[Records from a data source]

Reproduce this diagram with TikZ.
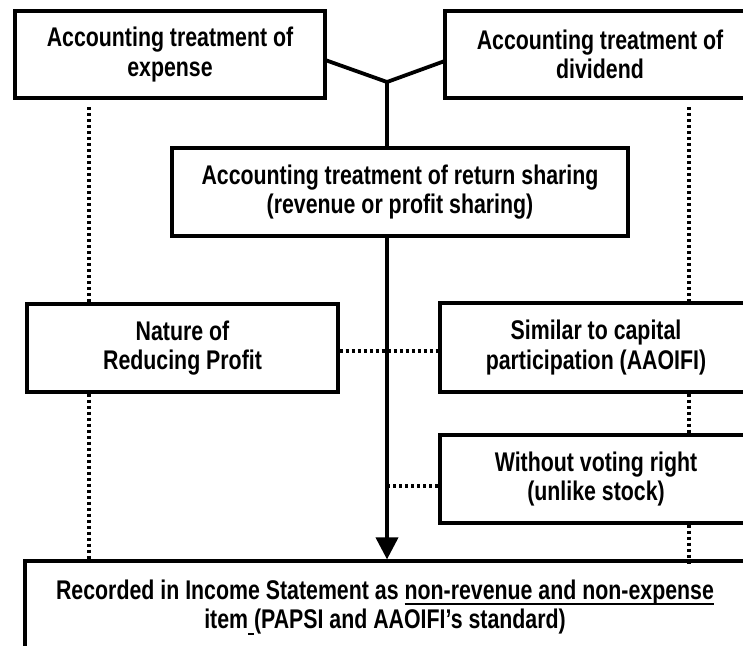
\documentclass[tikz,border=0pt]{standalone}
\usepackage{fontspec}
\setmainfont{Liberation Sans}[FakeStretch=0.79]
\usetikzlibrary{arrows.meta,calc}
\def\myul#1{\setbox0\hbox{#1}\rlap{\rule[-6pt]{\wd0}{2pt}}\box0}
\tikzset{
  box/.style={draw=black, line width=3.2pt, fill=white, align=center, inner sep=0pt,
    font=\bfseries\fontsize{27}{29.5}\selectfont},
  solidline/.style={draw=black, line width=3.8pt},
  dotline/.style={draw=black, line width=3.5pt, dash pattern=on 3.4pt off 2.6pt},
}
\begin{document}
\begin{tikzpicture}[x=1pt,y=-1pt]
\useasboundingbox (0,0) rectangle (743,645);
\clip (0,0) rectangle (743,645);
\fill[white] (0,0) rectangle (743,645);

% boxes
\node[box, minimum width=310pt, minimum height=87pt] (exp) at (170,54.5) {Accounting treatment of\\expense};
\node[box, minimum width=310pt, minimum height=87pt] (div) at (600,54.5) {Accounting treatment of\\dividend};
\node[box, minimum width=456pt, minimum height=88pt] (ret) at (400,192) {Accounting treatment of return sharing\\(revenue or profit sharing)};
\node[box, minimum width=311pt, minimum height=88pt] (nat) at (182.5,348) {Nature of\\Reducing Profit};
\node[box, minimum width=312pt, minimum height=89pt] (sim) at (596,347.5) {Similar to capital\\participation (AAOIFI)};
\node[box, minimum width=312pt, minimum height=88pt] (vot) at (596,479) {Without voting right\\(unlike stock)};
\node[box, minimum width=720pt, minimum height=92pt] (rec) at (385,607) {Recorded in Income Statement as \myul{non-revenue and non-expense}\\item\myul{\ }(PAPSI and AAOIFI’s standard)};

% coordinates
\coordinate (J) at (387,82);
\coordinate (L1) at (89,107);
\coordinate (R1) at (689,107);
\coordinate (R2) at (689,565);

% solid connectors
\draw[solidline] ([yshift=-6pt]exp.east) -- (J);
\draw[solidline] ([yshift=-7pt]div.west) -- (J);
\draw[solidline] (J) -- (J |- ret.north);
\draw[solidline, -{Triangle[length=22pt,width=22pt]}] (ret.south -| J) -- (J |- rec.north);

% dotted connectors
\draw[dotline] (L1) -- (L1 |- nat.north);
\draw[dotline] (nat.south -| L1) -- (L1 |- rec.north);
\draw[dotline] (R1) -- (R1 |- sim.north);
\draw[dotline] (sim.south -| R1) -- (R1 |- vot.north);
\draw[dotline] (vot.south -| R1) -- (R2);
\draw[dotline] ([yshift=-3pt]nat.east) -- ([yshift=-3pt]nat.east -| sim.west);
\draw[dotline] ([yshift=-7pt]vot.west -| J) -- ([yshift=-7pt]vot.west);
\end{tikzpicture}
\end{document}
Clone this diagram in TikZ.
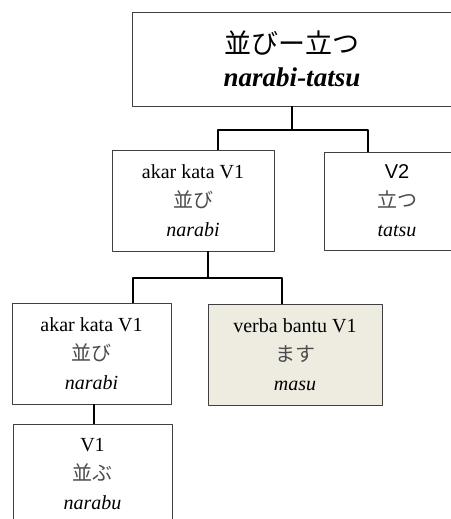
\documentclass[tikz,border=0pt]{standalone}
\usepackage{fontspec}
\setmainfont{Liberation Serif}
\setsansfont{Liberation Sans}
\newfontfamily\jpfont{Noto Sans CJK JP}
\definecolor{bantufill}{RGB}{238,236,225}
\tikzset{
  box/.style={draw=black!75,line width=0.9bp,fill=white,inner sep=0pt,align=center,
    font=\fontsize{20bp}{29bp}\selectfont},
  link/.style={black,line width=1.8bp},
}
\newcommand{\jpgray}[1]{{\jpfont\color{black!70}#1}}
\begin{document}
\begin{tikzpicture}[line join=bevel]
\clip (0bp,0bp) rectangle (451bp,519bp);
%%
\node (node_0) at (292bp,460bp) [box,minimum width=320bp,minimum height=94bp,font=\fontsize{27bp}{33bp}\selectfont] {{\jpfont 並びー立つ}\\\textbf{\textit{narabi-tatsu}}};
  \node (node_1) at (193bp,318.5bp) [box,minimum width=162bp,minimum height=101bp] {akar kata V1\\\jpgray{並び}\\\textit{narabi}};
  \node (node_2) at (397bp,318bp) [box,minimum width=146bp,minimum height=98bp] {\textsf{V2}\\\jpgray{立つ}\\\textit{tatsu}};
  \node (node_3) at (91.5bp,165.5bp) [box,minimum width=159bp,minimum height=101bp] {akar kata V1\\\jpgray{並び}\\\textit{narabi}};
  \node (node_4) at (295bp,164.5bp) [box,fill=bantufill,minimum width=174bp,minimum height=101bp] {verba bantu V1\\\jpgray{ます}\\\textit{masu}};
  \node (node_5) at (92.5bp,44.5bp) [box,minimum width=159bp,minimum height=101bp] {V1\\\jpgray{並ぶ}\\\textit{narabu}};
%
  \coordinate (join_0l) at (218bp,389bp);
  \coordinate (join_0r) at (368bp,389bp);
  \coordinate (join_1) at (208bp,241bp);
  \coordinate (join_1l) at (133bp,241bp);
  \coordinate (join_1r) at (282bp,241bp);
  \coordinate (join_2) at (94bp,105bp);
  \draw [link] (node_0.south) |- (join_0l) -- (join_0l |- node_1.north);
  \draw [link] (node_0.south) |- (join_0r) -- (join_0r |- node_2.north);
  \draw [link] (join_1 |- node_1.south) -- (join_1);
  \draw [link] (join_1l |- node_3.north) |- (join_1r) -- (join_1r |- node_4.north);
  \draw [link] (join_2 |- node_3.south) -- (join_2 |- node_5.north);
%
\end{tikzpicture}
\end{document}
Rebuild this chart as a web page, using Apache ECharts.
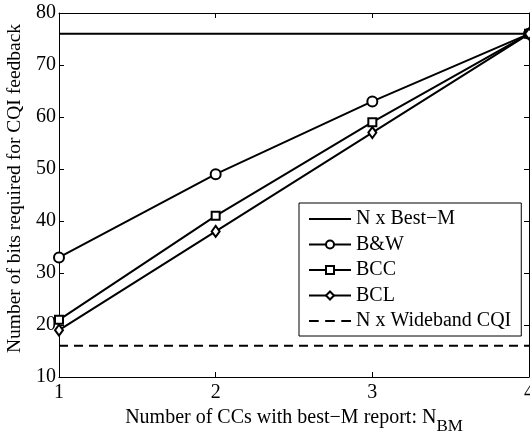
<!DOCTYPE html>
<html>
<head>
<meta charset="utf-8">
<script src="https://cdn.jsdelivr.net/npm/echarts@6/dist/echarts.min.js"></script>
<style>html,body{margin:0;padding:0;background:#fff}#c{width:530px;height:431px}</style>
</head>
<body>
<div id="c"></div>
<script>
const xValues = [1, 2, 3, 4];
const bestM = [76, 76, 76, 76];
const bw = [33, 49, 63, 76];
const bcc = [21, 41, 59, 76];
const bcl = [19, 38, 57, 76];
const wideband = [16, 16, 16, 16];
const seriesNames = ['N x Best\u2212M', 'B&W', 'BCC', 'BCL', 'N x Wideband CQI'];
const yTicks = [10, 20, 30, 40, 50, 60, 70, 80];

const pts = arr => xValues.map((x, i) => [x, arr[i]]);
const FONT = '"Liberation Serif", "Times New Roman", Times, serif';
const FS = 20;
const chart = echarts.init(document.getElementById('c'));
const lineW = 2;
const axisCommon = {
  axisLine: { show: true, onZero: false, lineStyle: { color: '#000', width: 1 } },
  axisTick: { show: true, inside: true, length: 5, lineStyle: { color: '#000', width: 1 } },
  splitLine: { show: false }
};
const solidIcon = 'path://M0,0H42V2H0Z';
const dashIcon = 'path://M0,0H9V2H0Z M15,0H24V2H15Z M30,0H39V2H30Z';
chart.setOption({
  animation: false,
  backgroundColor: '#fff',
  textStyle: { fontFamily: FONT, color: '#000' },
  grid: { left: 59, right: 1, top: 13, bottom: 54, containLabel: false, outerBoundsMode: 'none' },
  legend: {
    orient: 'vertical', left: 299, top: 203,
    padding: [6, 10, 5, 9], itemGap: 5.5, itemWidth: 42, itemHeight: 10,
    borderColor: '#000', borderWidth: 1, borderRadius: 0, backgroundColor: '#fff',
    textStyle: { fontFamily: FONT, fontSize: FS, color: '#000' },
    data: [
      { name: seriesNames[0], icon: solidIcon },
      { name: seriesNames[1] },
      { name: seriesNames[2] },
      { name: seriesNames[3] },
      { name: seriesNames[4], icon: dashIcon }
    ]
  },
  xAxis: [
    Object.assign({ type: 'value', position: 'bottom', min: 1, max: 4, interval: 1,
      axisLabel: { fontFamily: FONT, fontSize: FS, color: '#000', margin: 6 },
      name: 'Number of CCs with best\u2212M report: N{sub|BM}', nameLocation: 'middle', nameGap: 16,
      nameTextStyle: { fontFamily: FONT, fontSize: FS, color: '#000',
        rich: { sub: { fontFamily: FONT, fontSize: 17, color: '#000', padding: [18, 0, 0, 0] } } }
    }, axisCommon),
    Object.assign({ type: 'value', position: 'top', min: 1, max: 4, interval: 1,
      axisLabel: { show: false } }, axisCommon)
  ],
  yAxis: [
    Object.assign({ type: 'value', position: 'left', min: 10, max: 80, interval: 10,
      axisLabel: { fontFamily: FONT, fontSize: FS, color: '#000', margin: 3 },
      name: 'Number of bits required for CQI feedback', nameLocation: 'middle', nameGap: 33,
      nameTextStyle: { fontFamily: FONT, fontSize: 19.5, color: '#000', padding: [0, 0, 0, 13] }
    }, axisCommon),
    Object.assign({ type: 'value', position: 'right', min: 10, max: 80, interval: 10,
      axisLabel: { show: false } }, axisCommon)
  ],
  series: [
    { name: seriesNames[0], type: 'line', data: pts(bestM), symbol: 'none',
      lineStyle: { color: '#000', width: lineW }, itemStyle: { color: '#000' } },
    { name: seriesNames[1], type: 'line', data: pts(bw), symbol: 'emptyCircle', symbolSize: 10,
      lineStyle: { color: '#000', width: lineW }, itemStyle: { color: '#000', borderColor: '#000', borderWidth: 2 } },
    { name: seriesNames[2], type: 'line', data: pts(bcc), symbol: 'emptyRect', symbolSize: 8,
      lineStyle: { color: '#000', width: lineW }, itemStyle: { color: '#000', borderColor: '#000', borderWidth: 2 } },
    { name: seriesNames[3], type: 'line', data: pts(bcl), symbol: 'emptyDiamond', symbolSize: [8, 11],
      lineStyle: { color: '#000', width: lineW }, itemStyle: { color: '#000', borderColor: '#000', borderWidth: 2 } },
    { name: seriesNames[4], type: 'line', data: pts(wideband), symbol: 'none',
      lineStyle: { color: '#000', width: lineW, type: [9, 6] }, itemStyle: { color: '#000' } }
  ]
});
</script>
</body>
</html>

TASK: How many of the lines in the listing above hold the word "this"? Report only that figure.

WORKED ANSWER: 3